Burial ground, Tiduff, Co. Kerry
Co. Kerry |
Burial Grounds
On a rise in the north Kerry landscape at Tiduff, there is a stone-built enclosure that does not appear on any edition of the Ordnance Survey maps, which is itself a quiet oddity for a structure of its size.
Roughly oblong in plan, it measures thirteen metres north to south and seven metres east to west, with walls standing between 0.8 and 1.7 metres high. A narrow bank, about three metres wide, extends from its north-eastern sector and runs in that same direction for eighteen metres. Inside the enclosure, two distinct depressions are sunk into the ground, the larger roughly six metres across, the smaller closer to four. The combination of a raised, walled perimeter, interior hollows consistent with grave cuts, and that projecting bank gives the place an organised, purposeful quality that sits somewhere between a field boundary and something considerably older.

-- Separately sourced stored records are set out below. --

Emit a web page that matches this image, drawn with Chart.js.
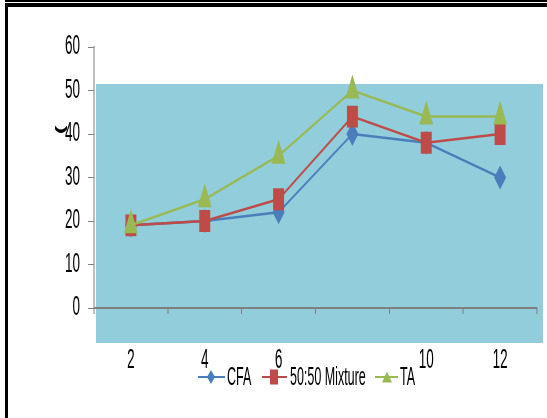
<!DOCTYPE html>
<html>
<head>
<meta charset="utf-8">
<script src="https://cdn.jsdelivr.net/npm/chart.js@4/dist/chart.umd.min.js"></script>
<style>
  html, body { margin: 0; padding: 0; background: #fff; }
  #frame { position: relative; width: 547px; height: 418px; overflow: hidden; background: #fff; }
  /* the chart is laid out twice as wide and squeezed back horizontally */
  #wrap { position: absolute; left: 0; top: 0; width: 1094px; height: 418px; transform: scaleX(0.5); transform-origin: 0 0; }
  .rule { position: absolute; background: #000; }
</style>
</head>
<body>
<div id="frame">
  <div id="wrap"><canvas id="c" width="1094" height="418"></canvas></div>
  <div class="rule" style="left:5px;top:0;width:542px;height:2px"></div>
  <div class="rule" style="left:5px;top:3px;width:542px;height:4px"></div>
  <div class="rule" style="left:5px;top:3px;width:3px;height:415px"></div>
</div>
<script>
// x categories
const weeks = ['2', '4', '6', '8', '10', '12'];
// series values
const cfa = [19, 20, 22, 40, 38, 30];
const mixture = [19, 20, 25, 44, 38, 40];
const ta = [19, 25, 35, 50, 44, 44];
// y axis range
const yMin = 0, yMax = 60, yStep = 10;
const yTitle = '(';

const SX = 0.5;               // horizontal squeeze applied by CSS
const px = v => v / SX;       // screen x -> canvas x

const colors = { cfa: '#4A7EBB', mix: '#BE4B48', ta: '#98B954' };
const FONT = "'Liberation Sans', Arial, sans-serif";

Chart.defaults.font.family = FONT;

const backdrop = {
  id: 'backdrop',
  beforeDraw(chart) {
    const { ctx, chartArea: a, scales: { y } } = chart;
    const top = y.getPixelForValue(51.5);
    ctx.save();
    ctx.fillStyle = '#92CDDC';
    ctx.fillRect(a.left + 4, top, (a.right + 12) - (a.left + 4), (a.bottom + 35) - top);
    ctx.restore();
  }
};

function marker(ctx, style, x, y, w, h, color) {
  ctx.fillStyle = color;
  ctx.beginPath();
  if (style === 'rect') {
    ctx.rect(x - w / 2, y - h / 2, w, h);
  } else if (style === 'rectRot') {
    ctx.moveTo(x, y - h / 2); ctx.lineTo(x + w / 2, y);
    ctx.lineTo(x, y + h / 2); ctx.lineTo(x - w / 2, y);
    ctx.closePath();
  } else {
    ctx.moveTo(x, y - h / 2); ctx.lineTo(x + w / 2, y + h / 2);
    ctx.lineTo(x - w / 2, y + h / 2); ctx.closePath();
  }
  ctx.fill();
}

const keyLegend = {
  id: 'keyLegend',
  afterDraw(chart) {
    const { ctx } = chart;
    const y = 377;
    const items = [
      { i: 0, from: 198, to: 225, at: 211, text: 227, w: 8, h: 14 },
      { i: 1, from: 262, to: 287, at: 274, text: 290, w: 8, h: 15 },
      { i: 2, from: 375, to: 398, at: 387, text: 400, w: 10, h: 11 }
    ];
    ctx.save();
    ctx.font = "25px " + FONT;
    ctx.textBaseline = 'middle';
    items.forEach(it => {
      const ds = chart.data.datasets[it.i];
      const tw = ctx.measureText(ds.label).width;
      ctx.fillStyle = '#fff';
      ctx.fillRect(px(it.text) - 2, 345, tw + 4, 46);
      ctx.strokeStyle = ds.borderColor;
      ctx.lineWidth = 2;
      ctx.beginPath();
      ctx.moveTo(px(it.from), y); ctx.lineTo(px(it.to), y);
      ctx.stroke();
      marker(ctx, ds.pointStyle, px(it.at), y, px(it.w), it.h, ds.backgroundColor);
      ctx.fillStyle = '#000';
      ctx.fillText(ds.label, px(it.text), y + 1);
    });
    // y axis title
    ctx.translate(px(61), 130);
    ctx.rotate(-Math.PI / 2);
    ctx.font = "bold 26px " + FONT;
    ctx.textAlign = 'center';
    ctx.fillStyle = '#000';
    ctx.fillText(yTitle, 0, 0);
    ctx.restore();
  }
};

new Chart(document.getElementById('c'), {
  type: 'line',
  data: {
    labels: weeks,
    datasets: [
      { label: 'CFA', data: cfa, borderColor: colors.cfa, backgroundColor: colors.cfa,
        pointStyle: 'rectRot', pointRadius: 12, pointBorderWidth: 0, borderWidth: 2.5, order: 3 },
      { label: '50:50 Mixture', data: mixture, borderColor: colors.mix, backgroundColor: colors.mix,
        pointStyle: 'rect', pointRadius: 15.5, pointBorderWidth: 0, borderWidth: 2.5, order: 2 },
      { label: 'TA', data: ta, borderColor: colors.ta, backgroundColor: colors.ta,
        pointStyle: 'triangle', pointRadius: 16, pointBorderWidth: 0, borderWidth: 2.5, order: 1 }
    ]
  },
  options: {
    responsive: false,
    animation: false,
    devicePixelRatio: 1,
    layout: { padding: { top: 47, right: 20, left: 0, bottom: 0 } },
    plugins: { legend: { display: false }, tooltip: { enabled: false } },
    scales: {
      x: {
        offset: true,
        grid: { offset: true, drawOnChartArea: false, drawTicks: true, tickLength: 6, color: '#7f7f7f', lineWidth: 2 },
        border: { color: '#7f7f7f', width: 2 },
        ticks: { padding: 30, color: '#000', font: { size: 27 }, maxRotation: 0, autoSkip: false },
        afterFit(s) { s.height = 110; }
      },
      y: {
        min: yMin, max: yMax,
        ticks: { stepSize: yStep, padding: 16, color: '#000', font: { size: 27 } },
        grid: { drawOnChartArea: false, drawTicks: true, tickLength: 12, color: '#7f7f7f', lineWidth: 1 },
        border: { color: '#7f7f7f', width: 2 },
        afterFit(s) { s.width = 188; }
      }
    }
  },
  plugins: [backdrop, keyLegend]
});
</script>
</body>
</html>
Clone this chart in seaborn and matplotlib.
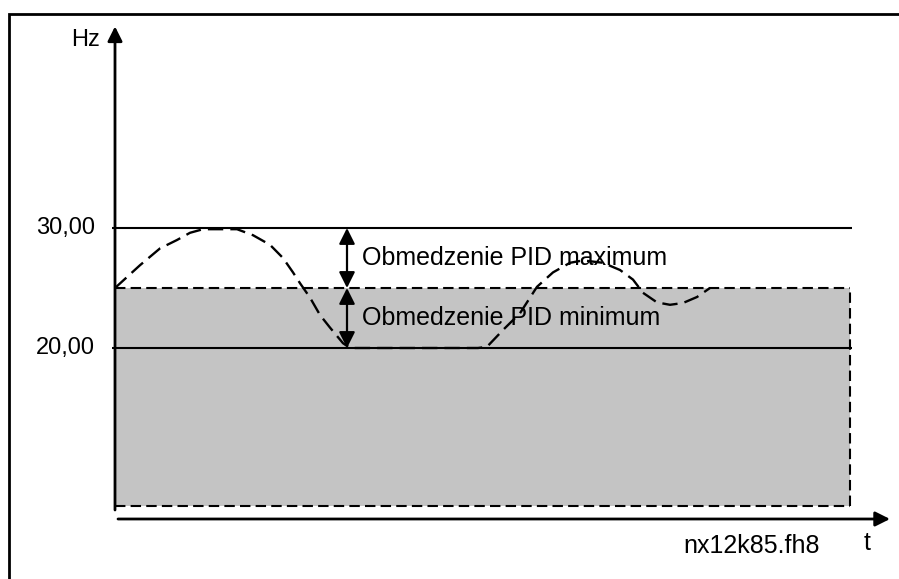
import matplotlib
matplotlib.use("Agg")
import matplotlib.pyplot as plt
from matplotlib.patches import Rectangle
import pandas as pd
import seaborn as sns

# ── data ─────────────────────────────────────────────────
t_vals  = [0.0, 2.5, 4.5, 6.2, 7.5, 8.8, 12.2, 13.8, 15.5, 16.8, 17.8, 18.5, 19.5,
           20.5, 21.5, 22.8, 23.5, 28.5, 33.5, 36.3, 37.2, 38.8, 40.5, 42.2, 43.8,
           45.5, 46.8, 48.8, 50.5, 51.8, 52.8, 54.2, 55.5, 56.8, 58.2, 59.5]
hz_vals = [25.0, 26.9, 28.3, 29.0, 29.6, 29.9, 29.9, 29.4, 28.6, 27.5, 26.3, 25.4, 24.2,
           22.75, 21.7, 20.4, 20.0, 20.0, 20.0, 20.0, 20.1, 21.5, 22.9, 25.1, 26.3,
           27.1, 27.3, 27.1, 26.5, 25.7, 24.6, 23.8, 23.6, 23.75, 24.25, 25.0]
limit_levels = [30.0, 20.0]
limit_labels = ["30,00", "20,00"]
band_t      = [0.0, 73.5]
band_hz     = [6.85, 25.0]
arrow_t     = 23.2
arrow_texts = ["Obmedzenie PID maximum", "Obmedzenie PID minimum"]

sns.set_theme(style="white")
plt.rcParams['font.family'] = ['Liberation Sans', 'DejaVu Sans']
plt.rcParams['text.color'] = 'black'

fig = plt.figure(figsize=(8.99, 5.79), dpi=100)
ax = fig.add_axes([0, 0, 1, 1])
ax.set_xlim(-11.5, 78.4)
ax.set_ylim(0.75, 49)
ax.axis("off")

# outer frame (runs off the right/bottom edge)
fig.patches.append(Rectangle((9 / 899, -0.1), 1.2, 1 - 14 / 579 + 0.1,
                             transform=fig.transFigure, fill=False,
                             edgecolor="black", linewidth=2, zorder=0))

# grey band with dashed border
ax.fill_between(band_t, band_hz[0], band_hz[1], color="#c4c4c4", linewidth=0, zorder=1)
dash = (0, (5, 2.5))
ax.plot([band_t[0], band_t[1]], [band_hz[1], band_hz[1]], color="black", lw=1.5, linestyle=dash, zorder=3)
ax.plot([band_t[0], band_t[1]], [band_hz[0], band_hz[0]], color="black", lw=1.5, linestyle=dash, zorder=3)
ax.plot([band_t[1], band_t[1]], [band_hz[0], band_hz[1]], color="black", lw=1.5, linestyle=dash, zorder=3)

# limit lines
ax.hlines(limit_levels, -0.3, 73.7, color="black", lw=1.5, zorder=3)
for lvl, lab in zip(limit_levels, limit_labels):
    ax.text(-2.0, lvl, lab, ha="right", va="center", fontsize=17)

# dashed frequency curve
curve = pd.DataFrame({"t": t_vals, "hz": hz_vals})
sns.lineplot(data=curve, x="t", y="hz", ax=ax, color="black", lw=1.7,
             linestyle=(0, (6.5, 3)), sort=False, zorder=4)

# double arrows showing the PID limits
mid = band_hz[1]
for top, bot in [(limit_levels[0], mid), (mid, limit_levels[1])]:
    ax.annotate("", xy=(arrow_t, top), xytext=(arrow_t, bot),
                arrowprops=dict(arrowstyle="<|-|>", color="black", lw=1.6,
                                mutation_scale=24, shrinkA=0, shrinkB=0), zorder=5)
ax.text(arrow_t + 1.5, (limit_levels[0] + mid) / 2, arrow_texts[0], ha="left", va="center", fontsize=18)
ax.text(arrow_t + 1.5, (mid + limit_levels[1]) / 2, arrow_texts[1], ha="left", va="center", fontsize=18)

# axes with arrow heads
ax.annotate("", xy=(0, 46.8), xytext=(0, 6.5),
            arrowprops=dict(arrowstyle="-|>", color="black", lw=2,
                            mutation_scale=22, shrinkA=0, shrinkB=0))
ax.annotate("", xy=(77.5, 5.75), xytext=(0.3, 5.75),
            arrowprops=dict(arrowstyle="-|>", color="black", lw=2,
                            mutation_scale=22, shrinkA=0, shrinkB=0))
ax.text(-2.9, 45.7, "Hz", ha="center", va="center", fontsize=17)
ax.text(75.2, 3.75, "t", ha="center", va="center", fontsize=18)
ax.text(56.8, 3.5, "nx12k85.fh8", ha="left", va="center", fontsize=18)

plt.savefig("out.png", dpi=100)
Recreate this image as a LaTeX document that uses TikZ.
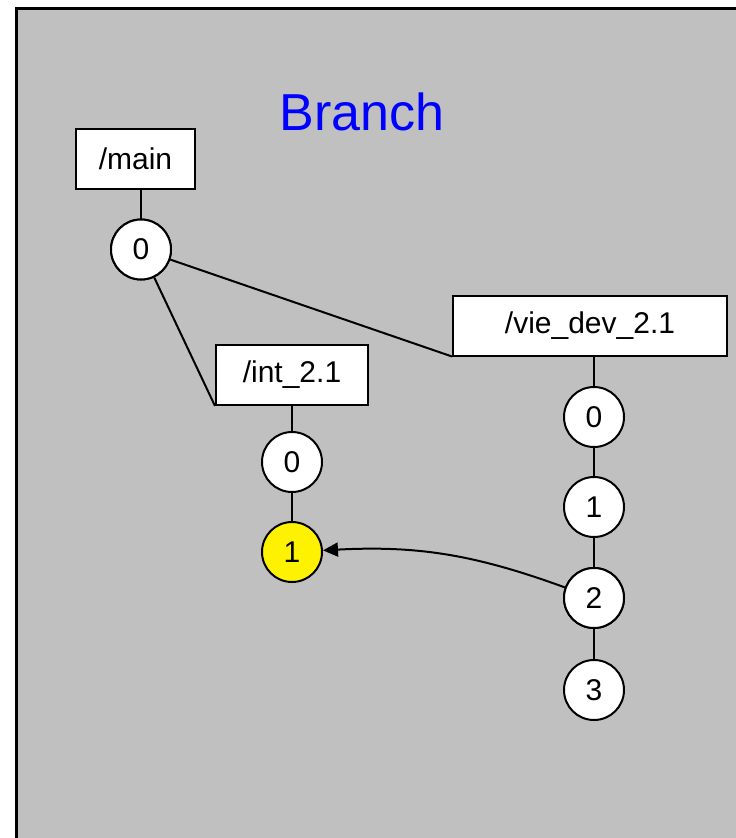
\documentclass[tikz,border=0pt]{standalone}
\usepackage{fontspec}
\setmainfont{Liberation Sans}
\usetikzlibrary{arrows.meta}
\definecolor{panelgray}{RGB}{192,192,192}
\tikzset{
  lbl/.style={draw=black, line width=2pt, fill=white, minimum height=60pt, inner sep=0pt, font=\fontsize{30}{36}\selectfont},
  rev/.style={draw=black, line width=2pt, fill=white, circle, minimum size=60pt, inner sep=0pt, font=\fontsize{30}{36}\selectfont},
  link/.style={line width=2pt, draw=black},
}
\begin{document}
\begin{tikzpicture}[x=1pt,y=-1pt]
  \useasboundingbox (0,0) rectangle (736,838);
  % panel
  \fill[panelgray] (16,8) rectangle (745,848);
  \draw[line width=3pt] (16,848) -- (16,8) -- (745,8);
  % title
  \node[text=blue, font=\fontsize{52}{60}\selectfont, anchor=base] (title) at (362,130) {Branch};
  % main branch
  \node[lbl, minimum width=119pt] (mainbox) at (135.5,159) {/main};
  \node[rev] (m0) at (141,249.5) {0};
  % int branch
  \node[lbl, minimum width=152pt] (intbox) at (292,375) {/int\_2.1};
  \node[rev] (i0) at (292,462) {0};
  \node[rev, fill=yellow] (i1) at (292,552) {1};
  % vie_dev branch
  \node[lbl, minimum width=274pt] (viebox) at (590,325.5) {/vie\_dev\_2.1};
  \node[rev] (v0) at (594,417) {0};
  \node[rev] (v1) at (594,507) {1};
  \node[rev] (v2) at (594,598) {2};
  \node[rev] (v3) at (594,690) {3};
  % connectors
  \draw[link] (m0.north) -- (m0.north |- mainbox.south);
  \draw[link] (m0) -- (intbox.south west);
  \draw[link] (m0) -- (viebox.south west);
  \draw[link] (intbox.south) -- (i0);
  \draw[link] (i0) -- (i1);
  \draw[link] (v0.north) -- (v0.north |- viebox.south);
  \draw[link] (v0) -- (v1);
  \draw[link] (v1) -- (v2);
  \draw[link] (v2) -- (v3);
  \draw[link, -{Triangle[length=15pt,width=14pt]}] (v2) to[out=160,in=3] (i1);
  % redraw circles over the lines ending at their centres
  \node[rev] at (m0) {0};
  \node[rev] at (v2) {2};
\end{tikzpicture}
\end{document}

When the Kerry Field Club visited in the 1930s, they recovered a smooth stone ball from within the site. The object has since been lost, which is unfortunate, because polished stone balls of this kind turn up in Irish and Scottish prehistoric contexts with enough regularity to suggest a ritual or funerary association, though their precise function remains debated. The connection to burials is not certain, but it fits with the two interior depressions and the elevated, outward-looking position of the enclosure, a placement that recurs at prehistoric burial monuments across Ireland. The site carries no official cartographic record, which means it has largely escaped the kind of categorisation that might otherwise have settled the question of what it actually is.